* Start *

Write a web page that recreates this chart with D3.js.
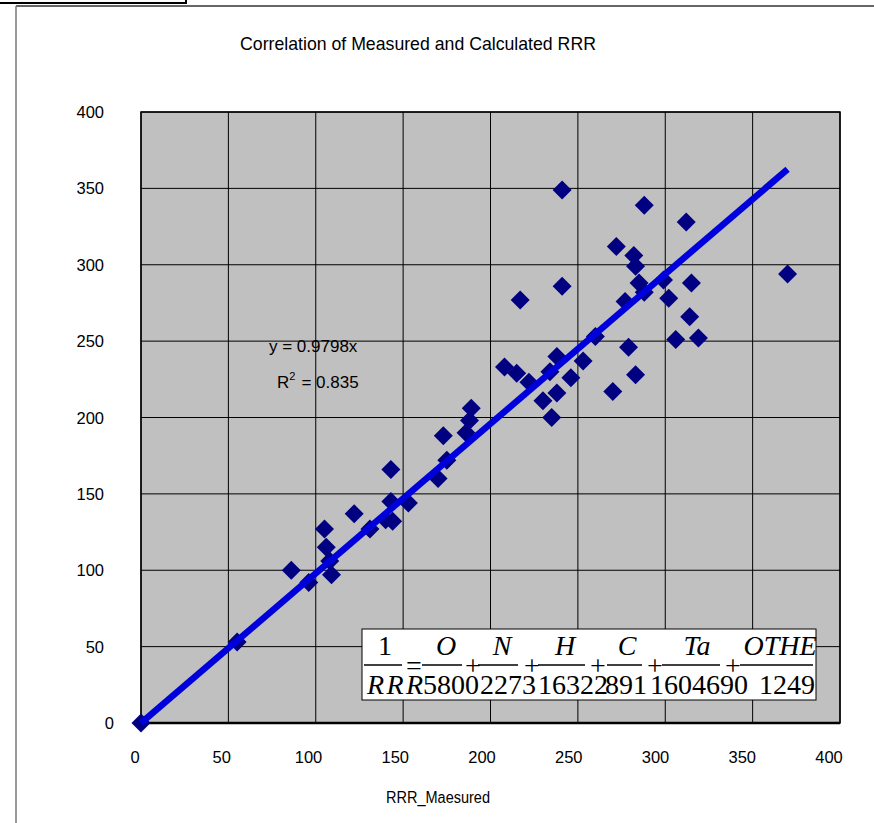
<!DOCTYPE html>
<html>
<head>
<meta charset="utf-8">
<script src="https://cdn.jsdelivr.net/npm/d3@7"></script>
<style>
  body { margin: 0; background: #fff; }
  text { font-family: "Liberation Sans", Arial, sans-serif; }
</style>
</head>
<body>
<svg id="chart" width="874" height="823"></svg>
<script>
/* jshint esversion:6 */
// values
const measured   = [0, 55, 86, 96, 105, 106, 108, 109, 122, 131, 140, 144, 143, 143, 153, 170, 175, 173, 186, 188, 189,
                    208, 215, 217, 222, 230, 234, 235, 238, 238, 241, 241, 246, 253, 260, 270, 272, 277, 279, 282, 283,
                    283, 285, 288, 288, 299, 302, 306, 312, 314, 315, 319, 370];
const calculated = [0, 53, 100, 92, 127, 115, 106, 97, 137, 127, 133, 132, 145, 166, 144, 160, 172, 188, 190, 198, 206,
                    233, 229, 277, 223, 211, 230, 200, 240, 216, 349, 286, 226, 237, 253, 217, 312, 276, 246, 306, 299,
                    228, 288, 339, 282, 290, 278, 251, 328, 266, 288, 252, 294];
const xTicks = [0, 50, 100, 150, 200, 250, 300, 350, 400];
const yTicks = [0, 50, 100, 150, 200, 250, 300, 350, 400];
const slope = 0.9798;
const rSquared = "0.835";
const chartTitle = "Correlation of Measured and Calculated RRR";
const xTitle = "RRR_Maesured";

// formula shown in the white box
const formulaNumerators   = ["O", "N", "H", "C", "Ta", "OTHE"];
const formulaDenominators = ["5800", "2273", "16322", "891", "1604690", "1249"];

const svg = d3.select("#chart");
const plot = { left: 141, right: 840, top: 112, bottom: 723 };

const x = d3.scaleLinear().domain([0, 400]).range([plot.left, plot.right]);
const y = d3.scaleLinear().domain([0, 400]).range([plot.bottom, plot.top]);
// tick labels sit slightly left of their grid lines in the original
const xLabel = d3.scaleLinear().domain([0, 400]).range([135, 829]);

// outer frame
svg.append("line").attr("x1", 16).attr("y1", 6).attr("x2", 874).attr("y2", 6)
  .attr("stroke", "#333").attr("stroke-width", 1.5);
svg.append("line").attr("x1", 16).attr("y1", 6).attr("x2", 16).attr("y2", 823)
  .attr("stroke", "#777").attr("stroke-width", 1.5);
svg.append("path").attr("d", "M0,3H186V0")
  .attr("fill", "none").attr("stroke", "#000").attr("stroke-width", 2);

// title
svg.append("text")
  .attr("x", 418).attr("y", 50)
  .attr("text-anchor", "middle")
  .attr("font-size", 17.7)
  .text(chartTitle);

// plot background
svg.append("rect")
  .attr("x", plot.left).attr("y", plot.top)
  .attr("width", plot.right - plot.left).attr("height", plot.bottom - plot.top)
  .attr("fill", "#c0c0c0");

// grid
const grid = svg.append("g");
grid.selectAll("line.v").data(xTicks).enter().append("line")
  .attr("x1", d => x(d)).attr("x2", d => x(d))
  .attr("y1", plot.top).attr("y2", plot.bottom)
  .attr("stroke", "#000").attr("stroke-width", 1);
grid.selectAll("line.h").data(yTicks).enter().append("line")
  .attr("x1", plot.left).attr("x2", plot.right)
  .attr("y1", d => y(d)).attr("y2", d => y(d))
  .attr("stroke", "#000").attr("stroke-width", 1);

svg.append("rect")
  .attr("x", plot.left).attr("y", plot.top)
  .attr("width", plot.right - plot.left).attr("height", plot.bottom - plot.top)
  .attr("fill", "none").attr("stroke", "#000").attr("stroke-width", 1.5);
svg.append("line")
  .attr("x1", plot.left).attr("x2", plot.right)
  .attr("y1", plot.bottom).attr("y2", plot.bottom)
  .attr("stroke", "#000").attr("stroke-width", 2.5);

// tick labels
svg.append("g").selectAll("text").data(xTicks).enter().append("text")
  .attr("x", d => xLabel(d)).attr("y", 763)
  .attr("text-anchor", "middle")
  .attr("font-size", 16.5)
  .text(d => d);
svg.append("g").selectAll("text").data(yTicks).enter().append("text")
  .attr("x", d => d === 0 ? 114 : 104).attr("y", d => y(d) + 6)
  .attr("text-anchor", "end")
  .attr("font-size", 16.5)
  .text(d => d);

svg.append("text")
  .attr("x", 386).attr("y", 803)
  .attr("textLength", 104).attr("lengthAdjust", "spacingAndGlyphs")
  .attr("font-size", 16)
  .text(xTitle);

// data points
const points = measured.map((m, i) => ({ m: m, c: calculated[i] }));
svg.append("g").selectAll("path").data(points).enter().append("path")
  .attr("transform", d => "translate(" + x(d.m) + "," + y(d.c) + ")")
  .attr("d", "M0,-9.5L9.5,0L0,9.5L-9.5,0Z")
  .attr("fill", "#000080");

// trend line through origin
const xMax = d3.max(measured);
svg.append("line")
  .attr("x1", x(0)).attr("y1", y(0))
  .attr("x2", x(xMax)).attr("y2", y(slope * xMax))
  .attr("stroke", "#0000dd").attr("stroke-width", 6.5);

// trend equation
svg.append("text")
  .attr("x", 269).attr("y", 352)
  .attr("font-size", 17)
  .text("y = " + slope + "x");
const r2 = svg.append("text")
  .attr("x", 277).attr("y", 388)
  .attr("font-size", 17);
r2.append("tspan").text("R");
r2.append("tspan").attr("font-size", 11).attr("dy", -8).text("2");
r2.append("tspan").attr("dy", 8).attr("dx", 6).text("= " + rSquared);

// formula box
const box = svg.append("g");
box.append("rect")
  .attr("x", 362).attr("y", 629).attr("width", 454).attr("height", 71)
  .attr("fill", "#fff").attr("stroke", "#000").attr("stroke-width", 1);

const serif = "'Liberation Serif', 'Times New Roman', serif";
const barSpans = [[364, 402], [422, 462], [478, 518], [538, 585], [607, 642], [662, 720], [740, 813]];
const numCenters = [446, 502, 565, 627, 697, 780];
const denStarts = [423, 480, 538, 605, 650, 759];
const opCenters = [414, 473, 532, 598, 655, 733];

box.selectAll("line.bar").data(barSpans).enter().append("line")
  .attr("x1", d => d[0]).attr("x2", d => d[1])
  .attr("y1", 665).attr("y2", 665)
  .attr("stroke", "#000").attr("stroke-width", 1.6);

box.append("text")
  .attr("x", 385).attr("y", 655)
  .attr("text-anchor", "middle")
  .style("font-family", serif).attr("font-size", 28)
  .text("1");
box.append("text")
  .attr("x", 367).attr("y", 694)
  .attr("textLength", 56).attr("lengthAdjust", "spacing")
  .style("font-family", serif).style("font-style", "italic").attr("font-size", 28)
  .text("RRR");

box.selectAll("text.num").data(formulaNumerators).enter().append("text")
  .attr("x", (d, i) => numCenters[i]).attr("y", 655)
  .attr("text-anchor", "middle")
  .style("font-family", serif).style("font-style", "italic").attr("font-size", 28)
  .text(d => d);
box.selectAll("text.den").data(formulaDenominators).enter().append("text")
  .attr("x", (d, i) => denStarts[i]).attr("y", 694)
  .style("font-family", serif).attr("font-size", 28)
  .text(d => d);
box.selectAll("text.op").data(opCenters).enter().append("text")
  .attr("x", d => d).attr("y", 675)
  .attr("text-anchor", "middle")
  .style("font-family", serif).attr("font-size", 28)
  .text((d, i) => i === 0 ? "=" : "+");
</script>
</body>
</html>
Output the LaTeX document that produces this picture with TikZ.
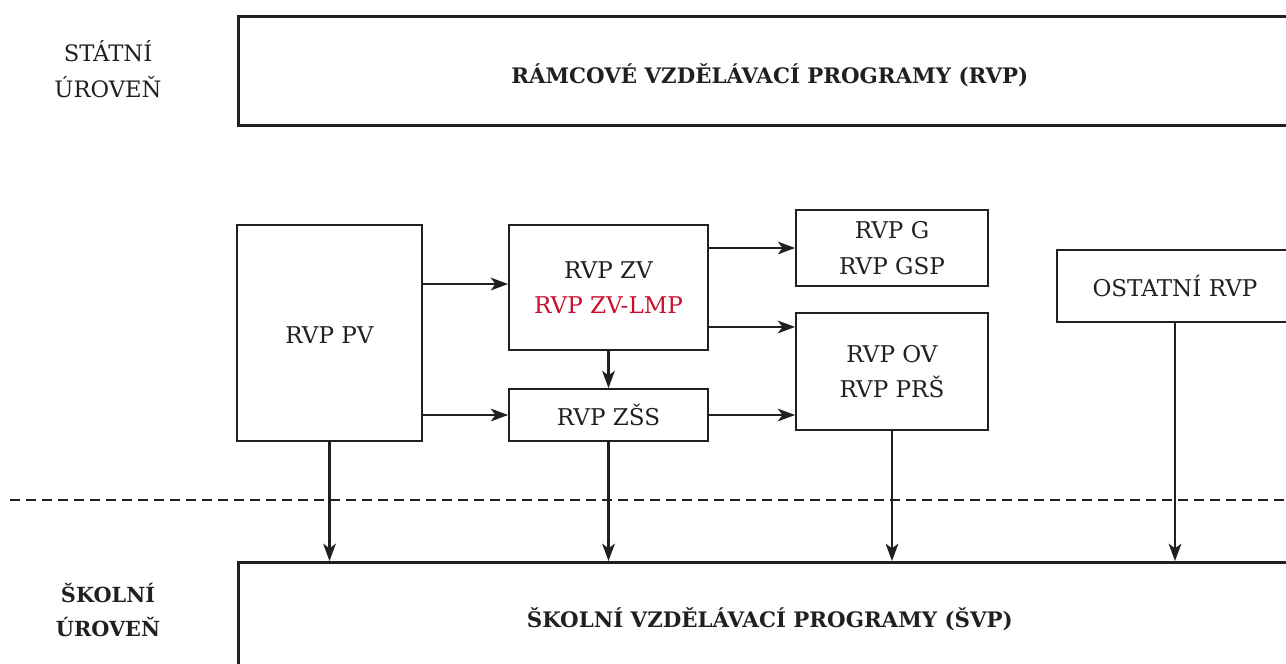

* End *

JOB: Transcribe the records verbatim and omit the images.

EXPECTED ANSWER:
Write a web page that recreates this chart with D3.js.
<!DOCTYPE html>
<html>
<head>
<meta charset="utf-8">
<script src="https://cdn.jsdelivr.net/npm/d3@7"></script>
<style>
  body { margin: 0; background: #fff; }
  text { font-family: "Liberation Sans", Arial, sans-serif; }
</style>
</head>
<body>
<svg id="chart" width="874" height="823"></svg>
<script>
/* jshint esversion:6 */
// values
const measured   = [0, 55, 86, 96, 105, 106, 108, 109, 122, 131, 140, 144, 143, 143, 153, 170, 175, 173, 186, 188, 189,
                    208, 215, 217, 222, 230, 234, 235, 238, 238, 241, 241, 246, 253, 260, 270, 272, 277, 279, 282, 283,
                    283, 285, 288, 288, 299, 302, 306, 312, 314, 315, 319, 370];
const calculated = [0, 53, 100, 92, 127, 115, 106, 97, 137, 127, 133, 132, 145, 166, 144, 160, 172, 188, 190, 198, 206,
                    233, 229, 277, 223, 211, 230, 200, 240, 216, 349, 286, 226, 237, 253, 217, 312, 276, 246, 306, 299,
                    228, 288, 339, 282, 290, 278, 251, 328, 266, 288, 252, 294];
const xTicks = [0, 50, 100, 150, 200, 250, 300, 350, 400];
const yTicks = [0, 50, 100, 150, 200, 250, 300, 350, 400];
const slope = 0.9798;
const rSquared = "0.835";
const chartTitle = "Correlation of Measured and Calculated RRR";
const xTitle = "RRR_Maesured";

// formula shown in the white box
const formulaNumerators   = ["O", "N", "H", "C", "Ta", "OTHE"];
const formulaDenominators = ["5800", "2273", "16322", "891", "1604690", "1249"];

const svg = d3.select("#chart");
const plot = { left: 141, right: 840, top: 112, bottom: 723 };

const x = d3.scaleLinear().domain([0, 400]).range([plot.left, plot.right]);
const y = d3.scaleLinear().domain([0, 400]).range([plot.bottom, plot.top]);
// tick labels sit slightly left of their grid lines in the original
const xLabel = d3.scaleLinear().domain([0, 400]).range([135, 829]);

// outer frame
svg.append("line").attr("x1", 16).attr("y1", 6).attr("x2", 874).attr("y2", 6)
  .attr("stroke", "#333").attr("stroke-width", 1.5);
svg.append("line").attr("x1", 16).attr("y1", 6).attr("x2", 16).attr("y2", 823)
  .attr("stroke", "#777").attr("stroke-width", 1.5);
svg.append("path").attr("d", "M0,3H186V0")
  .attr("fill", "none").attr("stroke", "#000").attr("stroke-width", 2);

// title
svg.append("text")
  .attr("x", 418).attr("y", 50)
  .attr("text-anchor", "middle")
  .attr("font-size", 17.7)
  .text(chartTitle);

// plot background
svg.append("rect")
  .attr("x", plot.left).attr("y", plot.top)
  .attr("width", plot.right - plot.left).attr("height", plot.bottom - plot.top)
  .attr("fill", "#c0c0c0");

// grid
const grid = svg.append("g");
grid.selectAll("line.v").data(xTicks).enter().append("line")
  .attr("x1", d => x(d)).attr("x2", d => x(d))
  .attr("y1", plot.top).attr("y2", plot.bottom)
  .attr("stroke", "#000").attr("stroke-width", 1);
grid.selectAll("line.h").data(yTicks).enter().append("line")
  .attr("x1", plot.left).attr("x2", plot.right)
  .attr("y1", d => y(d)).attr("y2", d => y(d))
  .attr("stroke", "#000").attr("stroke-width", 1);

svg.append("rect")
  .attr("x", plot.left).attr("y", plot.top)
  .attr("width", plot.right - plot.left).attr("height", plot.bottom - plot.top)
  .attr("fill", "none").attr("stroke", "#000").attr("stroke-width", 1.5);
svg.append("line")
  .attr("x1", plot.left).attr("x2", plot.right)
  .attr("y1", plot.bottom).attr("y2", plot.bottom)
  .attr("stroke", "#000").attr("stroke-width", 2.5);

// tick labels
svg.append("g").selectAll("text").data(xTicks).enter().append("text")
  .attr("x", d => xLabel(d)).attr("y", 763)
  .attr("text-anchor", "middle")
  .attr("font-size", 16.5)
  .text(d => d);
svg.append("g").selectAll("text").data(yTicks).enter().append("text")
  .attr("x", d => d === 0 ? 114 : 104).attr("y", d => y(d) + 6)
  .attr("text-anchor", "end")
  .attr("font-size", 16.5)
  .text(d => d);

svg.append("text")
  .attr("x", 386).attr("y", 803)
  .attr("textLength", 104).attr("lengthAdjust", "spacingAndGlyphs")
  .attr("font-size", 16)
  .text(xTitle);

// data points
const points = measured.map((m, i) => ({ m: m, c: calculated[i] }));
svg.append("g").selectAll("path").data(points).enter().append("path")
  .attr("transform", d => "translate(" + x(d.m) + "," + y(d.c) + ")")
  .attr("d", "M0,-9.5L9.5,0L0,9.5L-9.5,0Z")
  .attr("fill", "#000080");

// trend line through origin
const xMax = d3.max(measured);
svg.append("line")
  .attr("x1", x(0)).attr("y1", y(0))
  .attr("x2", x(xMax)).attr("y2", y(slope * xMax))
  .attr("stroke", "#0000dd").attr("stroke-width", 6.5);

// trend equation
svg.append("text")
  .attr("x", 269).attr("y", 352)
  .attr("font-size", 17)
  .text("y = " + slope + "x");
const r2 = svg.append("text")
  .attr("x", 277).attr("y", 388)
  .attr("font-size", 17);
r2.append("tspan").text("R");
r2.append("tspan").attr("font-size", 11).attr("dy", -8).text("2");
r2.append("tspan").attr("dy", 8).attr("dx", 6).text("= " + rSquared);

// formula box
const box = svg.append("g");
box.append("rect")
  .attr("x", 362).attr("y", 629).attr("width", 454).attr("height", 71)
  .attr("fill", "#fff").attr("stroke", "#000").attr("stroke-width", 1);

const serif = "'Liberation Serif', 'Times New Roman', serif";
const barSpans = [[364, 402], [422, 462], [478, 518], [538, 585], [607, 642], [662, 720], [740, 813]];
const numCenters = [446, 502, 565, 627, 697, 780];
const denStarts = [423, 480, 538, 605, 650, 759];
const opCenters = [414, 473, 532, 598, 655, 733];

box.selectAll("line.bar").data(barSpans).enter().append("line")
  .attr("x1", d => d[0]).attr("x2", d => d[1])
  .attr("y1", 665).attr("y2", 665)
  .attr("stroke", "#000").attr("stroke-width", 1.6);

box.append("text")
  .attr("x", 385).attr("y", 655)
  .attr("text-anchor", "middle")
  .style("font-family", serif).attr("font-size", 28)
  .text("1");
box.append("text")
  .attr("x", 367).attr("y", 694)
  .attr("textLength", 56).attr("lengthAdjust", "spacing")
  .style("font-family", serif).style("font-style", "italic").attr("font-size", 28)
  .text("RRR");

box.selectAll("text.num").data(formulaNumerators).enter().append("text")
  .attr("x", (d, i) => numCenters[i]).attr("y", 655)
  .attr("text-anchor", "middle")
  .style("font-family", serif).style("font-style", "italic").attr("font-size", 28)
  .text(d => d);
box.selectAll("text.den").data(formulaDenominators).enter().append("text")
  .attr("x", (d, i) => denStarts[i]).attr("y", 694)
  .style("font-family", serif).attr("font-size", 28)
  .text(d => d);
box.selectAll("text.op").data(opCenters).enter().append("text")
  .attr("x", d => d).attr("y", 675)
  .attr("text-anchor", "middle")
  .style("font-family", serif).attr("font-size", 28)
  .text((d, i) => i === 0 ? "=" : "+");
</script>
</body>
</html>
Output the LaTeX document that produces this picture with TikZ.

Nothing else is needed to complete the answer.